Use repetition to tie the indoors and the outdoors. You can make your outdoor spaces feel like extensions of your indoor spaces by thinking about design continuity. For example, if you have a bright red rug in your kitchen, put a similar indoor/outdoor rug on the balcony outside. Likewise, if you have an outdoor room visible through a set of doors off the living room, use the same pattern on throw pillows inside and out to stylistically connect the two rooms. Or, if you grow an herb garden outside your kitchen window, put a few potted herbs on the windowsill to bring the feeling of the garden inside.
DIY Project: Create a Seasonal Welcome
A front-door wreath sets the tone for the season right when you get home. DIY wreaths make fun craft projects, and a quick online search will turn up ideas for every season and nearly any occasion. You can make the Simple & Stunning Living Succulent Wreath pictured by following the instructions at the blog Pretty Prudent.
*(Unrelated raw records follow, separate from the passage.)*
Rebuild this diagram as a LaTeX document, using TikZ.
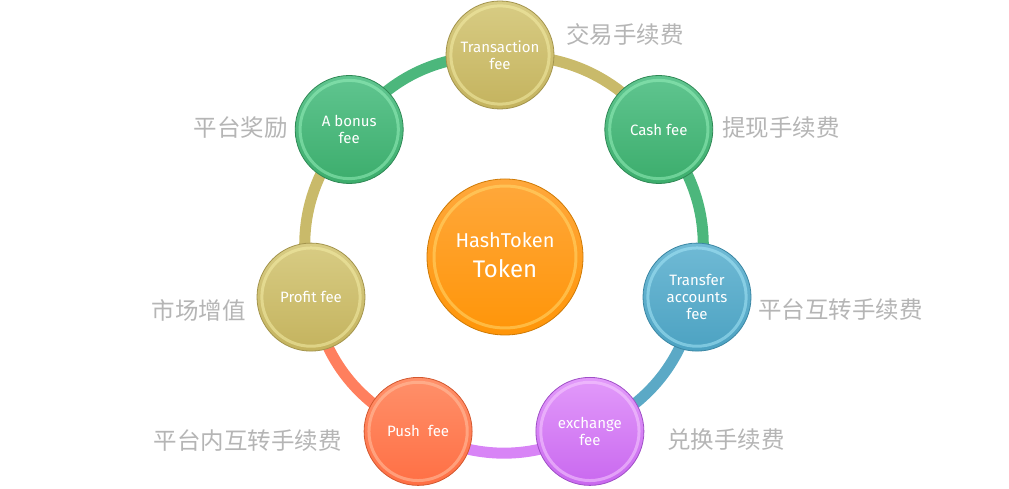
\documentclass[tikz,border=0pt]{standalone}
\usepackage{fontspec}
\setmainfont{Fira Sans}
\newfontfamily\cjk{Noto Sans CJK SC}
\usetikzlibrary{backgrounds,calc}
\definecolor{tanT}{HTML}{D8CC84}\definecolor{tanB}{HTML}{C4B35E}\definecolor{tanR}{HTML}{A3944C}\definecolor{tanH}{HTML}{F4EDA6}\definecolor{tanS}{HTML}{C9BA6A}
\definecolor{grnT}{HTML}{60C590}\definecolor{grnB}{HTML}{3CAD6C}\definecolor{grnR}{HTML}{2F8955}\definecolor{grnH}{HTML}{95EFBA}\definecolor{grnS}{HTML}{4CB77C}
\definecolor{bluT}{HTML}{70BAD5}\definecolor{bluB}{HTML}{4CA2C2}\definecolor{bluR}{HTML}{3A86A3}\definecolor{bluH}{HTML}{A5E6F7}\definecolor{bluS}{HTML}{5BA9C6}
\definecolor{purT}{HTML}{E29AFA}\definecolor{purB}{HTML}{C968EF}\definecolor{purR}{HTML}{9F4FC6}\definecolor{purH}{HTML}{F7CDFF}\definecolor{purS}{HTML}{D884F6}
\definecolor{orgT}{HTML}{FF906A}\definecolor{orgB}{HTML}{FF6F44}\definecolor{orgR}{HTML}{D2572E}\definecolor{orgH}{HTML}{FFC3A4}\definecolor{orgS}{HTML}{FF7F5E}
\definecolor{ctrT}{HTML}{FFA83C}\definecolor{ctrB}{HTML}{FF9508}\definecolor{ctrR}{HTML}{CF7A05}\definecolor{ctrH}{HTML}{FFD96E}
\definecolor{labgray}{HTML}{B5B5B5}
\tikzset{
  coin/.style={circle, inner sep=0pt, draw=#1R, line width=0.8pt,
    top color=#1T, bottom color=#1B, text=white, align=center,
    path picture={\draw[#1H, line width=3pt, opacity=.55]
      let \p1=(path picture bounding box.north east), \p2=(path picture bounding box.center)
      in (\p2) circle[radius={(\x1-\x2)*0.91}];}},
  sat/.style={coin=#1, minimum size=108pt, font=\fontsize{15}{17}\selectfont},
  ring/.style={line width=11pt},
  lab/.style={font=\cjk\fontsize{23.5}{26}\selectfont, text=labgray, inner sep=0pt}
}
\begin{document}
\begin{tikzpicture}[x=1pt,y=1pt]
\useasboundingbox (0,0) rectangle (1009,489);
\node[sat=tan] (t) at (500,434) {Transaction\\fee};
\node[sat=grn] (c) at (658.8,359.5) {Cash fee};
\node[sat=blu] (r) at (697.0,191.9) {Transfer\\accounts\\fee};
\node[sat=pur] (e) at (589.9,57.6) {exchange\\fee};
\node[sat=org] (p) at (418.1,57.6) {Push\ \ fee};
\node[sat=tan] (f) at (311.0,191.9) {Profit fee};
\node[sat=grn] (b) at (349.2,359.5) {A bonus\\fee};
\node[coin=ctr, minimum size=156pt] (h) at (505,232)
  {\raisebox{4pt}{\begin{tabular}{@{}c@{}}{\fontsize{20}{22}\selectfont HashToken}\\[8pt]{\fontsize{24}{26}\selectfont Token}\end{tabular}}};
\begin{scope}[on background layer]
\draw[ring, tanS] (t.center) to[bend left=25.71] (c.center);
\draw[ring, grnS] (c.center) to[bend left=25.71] (r.center);
\draw[ring, bluS] (r.center) to[bend left=25.71] (e.center);
\draw[ring, purS] (e.center) to[bend left=25.71] (p.center);
\draw[ring, orgS] (p.center) to[bend left=25.71] (f.center);
\draw[ring, tanS] (f.center) to[bend left=25.71] (b.center);
\draw[ring, grnS] (b.center) to[bend left=25.71] (t.center);
\end{scope}
\node[lab, anchor=west] (l1) at (566,454) {交易手续费};
\node[lab, anchor=west] (l2) at (722,361) {提现手续费};
\node[lab, anchor=west] (l3) at (758,179) {平台互转手续费};
\node[lab, anchor=west] (l4) at (667,49) {兑换手续费};
\node[lab, anchor=east] (l5) at (342,48) {平台内互转手续费};
\node[lab, anchor=east] (l6) at (246,179) {市场增值};
\node[lab, anchor=east] (l7) at (288,361) {平台奖励};
\end{tikzpicture}
\end{document}
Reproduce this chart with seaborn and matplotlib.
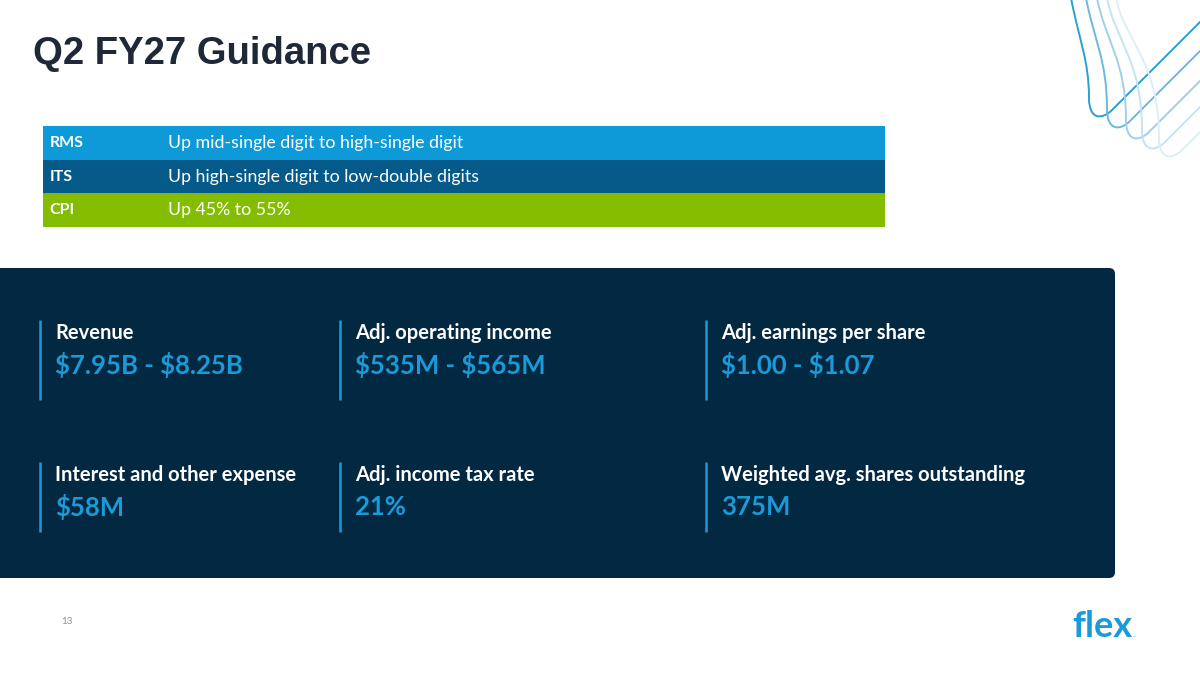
import numpy as np
import matplotlib
matplotlib.use("Agg")
import matplotlib.pyplot as plt
import seaborn as sns
from matplotlib.patches import FancyBboxPatch
from matplotlib.path import Path
from matplotlib.patches import PathPatch

# --- slide content ---
title = "Q2 FY27 Guidance"

segments = ["RMS", "ITS", "CPI"]
segment_outlook = [
    "Up mid-single digit to high-single digit",
    "Up high-single digit to low-double digits",
    "Up 45% to 55%",
]
segment_colors = ["#0e9ad8", "#065a8a", "#84bd00"]

metric_labels = [
    "Revenue", "Adj. operating income", "Adj. earnings per share",
    "Interest and other expense", "Adj. income tax rate", "Weighted avg. shares outstanding",
]
metric_values = [
    "$7.95B - $8.25B", "$535M - $565M", "$1.00 - $1.07",
    "$58M", "21%", "375M",
]
page_number = "13"

sns.set_style("white")
plt.rcParams["font.family"] = ["Lato", "DejaVu Sans"]
plt.rcParams["text.parse_math"] = False

NAVY = "#032842"
BLUE = "#1b9ad8"
W, H = 1200, 674

fig = plt.figure(figsize=(12, 6.74), dpi=100)
ax = fig.add_axes([0, 0, 1, 1])
ax.set_xlim(0, W)
ax.set_ylim(H, 0)
ax.axis("off")

# title
ax.text(33, 54, title, fontsize=27.5, fontweight="bold", color="#1e2838",
        family="Liberation Sans", va="center", ha="left")

# segment table drawn as a horizontal seaborn barplot
t_left, t_top, t_right, t_bot = 43, 126, 885, 227
ax_t = fig.add_axes([t_left / W, 1 - t_bot / H, (t_right - t_left) / W, (t_bot - t_top) / H])
sns.barplot(x=[1] * len(segments), y=segments, hue=segments, palette=segment_colors,
            orient="h", width=1.0, saturation=1, linewidth=0, legend=False, ax=ax_t)
ax_t.set_xlim(0, 1)
ax_t.set_ylim(len(segments) - 0.5, -0.5)
ax_t.axis("off")
for i, (seg, txt) in enumerate(zip(segments, segment_outlook)):
    ax_t.text(0.008, i, seg, color="white", fontsize=11.5, fontweight="bold", va="center")
    ax_t.text(0.148, i, txt, color="white", fontsize=12.8, va="center")

# navy panel
panel = FancyBboxPatch((-20, 268), 1135, 310, boxstyle="round,pad=0,rounding_size=6",
                       facecolor=NAVY, edgecolor="none")
ax.add_patch(panel)

col_x = [40, 340, 706]
row_y = [320, 462]
for k, (lab, val) in enumerate(zip(metric_labels, metric_values)):
    cx = col_x[k % 3]
    ry = row_y[k // 3]
    ax.plot([cx, cx], [ry, ry + 80 if k < 3 else ry + 70], color=BLUE, lw=1.8,
            solid_capstyle="butt")
    ax.text(cx + 15, ry + 13, lab, color="white", fontsize=14.5, fontweight="bold", va="center")
    ax.text(cx + 15, ry + 45, val, color=BLUE, fontsize=18.5, fontweight="bold", va="center")

# decorative curves, top right
curve_tops = [1071, 1086, 1097, 1107, 1116]
curve_bottoms = [(1100, 118), (1118, 129), (1137, 140), (1153, 150), (1170, 158)]
curve_colors = ["#2b9fd2", "#6cb9dd", "#9fd0e8", "#c6e3f1", "#ddeef6"]
for x0, (xb, yb), c in zip(curve_tops, curve_bottoms, curve_colors):
    xl = xb - 11
    verts = [
        (x0, -2),
        (x0 + 8, 40), (xl, 60), (xl, yb - 20),
        (xl, yb + 2), (xb + 2, yb + 2), (xb + 12, yb - 8),
        (xb + 12 + 140, yb - 8 - 140),
    ]
    codes = [Path.MOVETO, Path.CURVE4, Path.CURVE4, Path.CURVE4,
             Path.CURVE4, Path.CURVE4, Path.CURVE4, Path.LINETO]
    ax.add_patch(PathPatch(Path(verts, codes), fill=False, edgecolor=c, lw=1.4))

# footer
ax.text(61, 621, page_number, color="#8a8f98", fontsize=7, va="center")
ax.text(1072, 637, "flex", color=BLUE, fontsize=26, fontweight="bold", va="baseline")
ax.text(1133, 637, ".", color=BLUE, fontsize=6, va="baseline")

fig.savefig("out.png", dpi=100)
It’s perfect for spring and summer, and when it’s not in season, you can still keep this lovely wreath alive in a sun or garden room, where it will be beautiful year-round.
Cook in Season
When it comes to the kitchen, we often think about eating the foods that are in season, but we might not consider altering our cooking techniques to match the season, as well. In winter, we’re aiming to keep our homes warm, so cooking in the oven—then opening the door a smidge as it cools—can do double-duty preparing meals and bringing added heat into the home. In summer, we’re aiming to keep our homes cool, so it makes sense to eschew use of the hot oven and instead eat foods that don’t require cooking or to instead cook outside on the grill. Try grilling up a big batch of free-range chicken and saving it to eat throughout the week on salads and in tacos. When you do cook using heat, make enough to cover several meals—for example, instead of making scrambled eggs every morning, make a dozen hard-boiled eggs to enjoy alone, mashed on toast with salt and pepper, atop green salads or made into egg salad.